### Task prompt
Find every line in the records below that holds the word "chart", and copy each one.

### Part of a data file
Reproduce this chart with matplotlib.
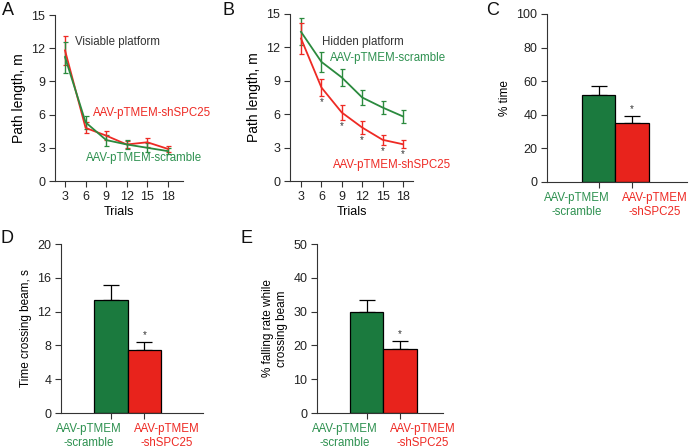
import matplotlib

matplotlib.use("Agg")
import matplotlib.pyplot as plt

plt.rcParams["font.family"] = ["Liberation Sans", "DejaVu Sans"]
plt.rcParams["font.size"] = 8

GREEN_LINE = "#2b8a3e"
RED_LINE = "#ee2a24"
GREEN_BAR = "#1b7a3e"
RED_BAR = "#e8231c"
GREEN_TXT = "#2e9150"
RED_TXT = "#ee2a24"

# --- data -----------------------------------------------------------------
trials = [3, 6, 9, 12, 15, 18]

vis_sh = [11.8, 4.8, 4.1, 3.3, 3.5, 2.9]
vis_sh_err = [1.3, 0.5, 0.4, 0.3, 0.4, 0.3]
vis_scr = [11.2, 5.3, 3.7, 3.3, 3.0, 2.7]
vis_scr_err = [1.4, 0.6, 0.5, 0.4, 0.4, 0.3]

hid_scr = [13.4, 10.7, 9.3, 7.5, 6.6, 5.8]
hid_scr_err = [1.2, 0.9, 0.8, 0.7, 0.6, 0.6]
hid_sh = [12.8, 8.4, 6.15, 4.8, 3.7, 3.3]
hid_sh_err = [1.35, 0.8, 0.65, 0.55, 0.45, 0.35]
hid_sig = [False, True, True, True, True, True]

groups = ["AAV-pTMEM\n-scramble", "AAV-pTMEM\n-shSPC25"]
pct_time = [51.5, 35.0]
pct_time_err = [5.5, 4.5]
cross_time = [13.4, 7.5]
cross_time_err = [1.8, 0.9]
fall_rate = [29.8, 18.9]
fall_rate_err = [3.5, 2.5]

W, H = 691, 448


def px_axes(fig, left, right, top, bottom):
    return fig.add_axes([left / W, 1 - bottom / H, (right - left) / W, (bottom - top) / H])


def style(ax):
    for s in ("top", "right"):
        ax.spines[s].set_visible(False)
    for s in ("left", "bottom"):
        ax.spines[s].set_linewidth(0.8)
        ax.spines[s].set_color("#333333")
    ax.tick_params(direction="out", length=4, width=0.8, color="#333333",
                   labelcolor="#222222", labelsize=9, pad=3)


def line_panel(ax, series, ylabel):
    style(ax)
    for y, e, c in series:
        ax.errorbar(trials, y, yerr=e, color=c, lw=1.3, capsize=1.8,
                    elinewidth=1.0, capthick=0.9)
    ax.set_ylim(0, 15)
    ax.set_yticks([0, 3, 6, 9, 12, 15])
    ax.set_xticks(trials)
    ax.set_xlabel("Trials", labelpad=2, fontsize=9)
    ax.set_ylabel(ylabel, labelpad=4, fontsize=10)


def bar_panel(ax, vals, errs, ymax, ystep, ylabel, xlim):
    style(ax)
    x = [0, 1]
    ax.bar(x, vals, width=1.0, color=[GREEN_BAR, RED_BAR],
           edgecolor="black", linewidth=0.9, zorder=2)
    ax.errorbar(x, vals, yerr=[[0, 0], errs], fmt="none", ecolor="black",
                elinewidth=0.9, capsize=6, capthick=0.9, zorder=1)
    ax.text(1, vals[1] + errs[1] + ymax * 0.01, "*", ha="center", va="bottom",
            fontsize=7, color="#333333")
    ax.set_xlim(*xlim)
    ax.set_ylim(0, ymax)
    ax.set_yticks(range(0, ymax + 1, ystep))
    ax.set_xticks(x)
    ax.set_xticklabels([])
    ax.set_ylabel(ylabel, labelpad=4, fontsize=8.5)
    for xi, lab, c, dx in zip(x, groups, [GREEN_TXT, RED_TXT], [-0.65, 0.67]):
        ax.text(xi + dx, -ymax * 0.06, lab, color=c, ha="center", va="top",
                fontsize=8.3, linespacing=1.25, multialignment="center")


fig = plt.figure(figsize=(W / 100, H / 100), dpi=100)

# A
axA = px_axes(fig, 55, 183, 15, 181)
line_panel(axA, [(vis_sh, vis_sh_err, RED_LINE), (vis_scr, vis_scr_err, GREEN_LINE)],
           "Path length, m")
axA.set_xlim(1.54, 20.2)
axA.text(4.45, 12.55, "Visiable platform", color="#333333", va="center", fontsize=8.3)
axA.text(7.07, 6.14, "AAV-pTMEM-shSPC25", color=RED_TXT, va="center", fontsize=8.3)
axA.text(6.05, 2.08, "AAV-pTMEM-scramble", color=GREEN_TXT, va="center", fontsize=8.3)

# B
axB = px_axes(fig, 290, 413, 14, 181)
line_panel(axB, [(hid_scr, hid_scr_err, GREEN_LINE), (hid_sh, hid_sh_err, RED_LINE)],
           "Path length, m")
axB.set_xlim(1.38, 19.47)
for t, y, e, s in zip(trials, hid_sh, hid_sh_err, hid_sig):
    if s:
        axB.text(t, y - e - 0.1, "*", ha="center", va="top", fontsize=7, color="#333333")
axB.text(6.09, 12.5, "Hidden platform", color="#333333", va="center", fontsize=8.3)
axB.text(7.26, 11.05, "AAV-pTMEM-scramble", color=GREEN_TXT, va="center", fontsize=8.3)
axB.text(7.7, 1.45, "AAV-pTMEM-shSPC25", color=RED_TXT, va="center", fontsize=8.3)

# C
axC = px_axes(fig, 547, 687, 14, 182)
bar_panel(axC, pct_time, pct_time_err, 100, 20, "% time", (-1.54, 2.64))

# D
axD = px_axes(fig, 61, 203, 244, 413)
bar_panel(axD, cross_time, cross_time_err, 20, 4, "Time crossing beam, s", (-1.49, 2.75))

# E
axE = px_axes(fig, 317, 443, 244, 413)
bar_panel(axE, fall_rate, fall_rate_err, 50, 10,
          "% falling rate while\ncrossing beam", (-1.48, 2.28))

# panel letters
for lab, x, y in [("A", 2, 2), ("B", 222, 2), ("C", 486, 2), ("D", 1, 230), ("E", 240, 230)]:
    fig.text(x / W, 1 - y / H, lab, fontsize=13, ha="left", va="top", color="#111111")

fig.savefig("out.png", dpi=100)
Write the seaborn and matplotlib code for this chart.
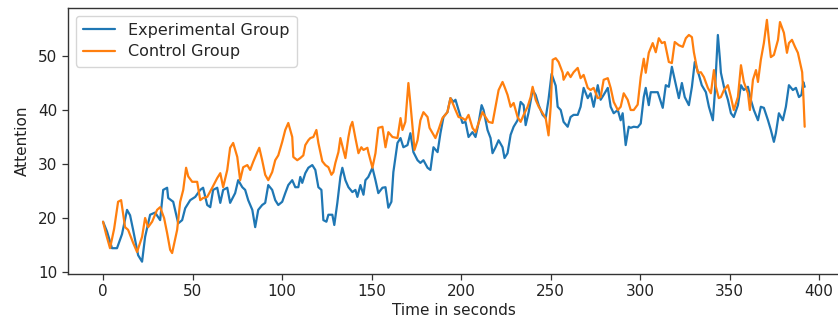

### Solved problem
Reproduce this chart with matplotlib.
Write the seaborn and matplotlib code for this chart.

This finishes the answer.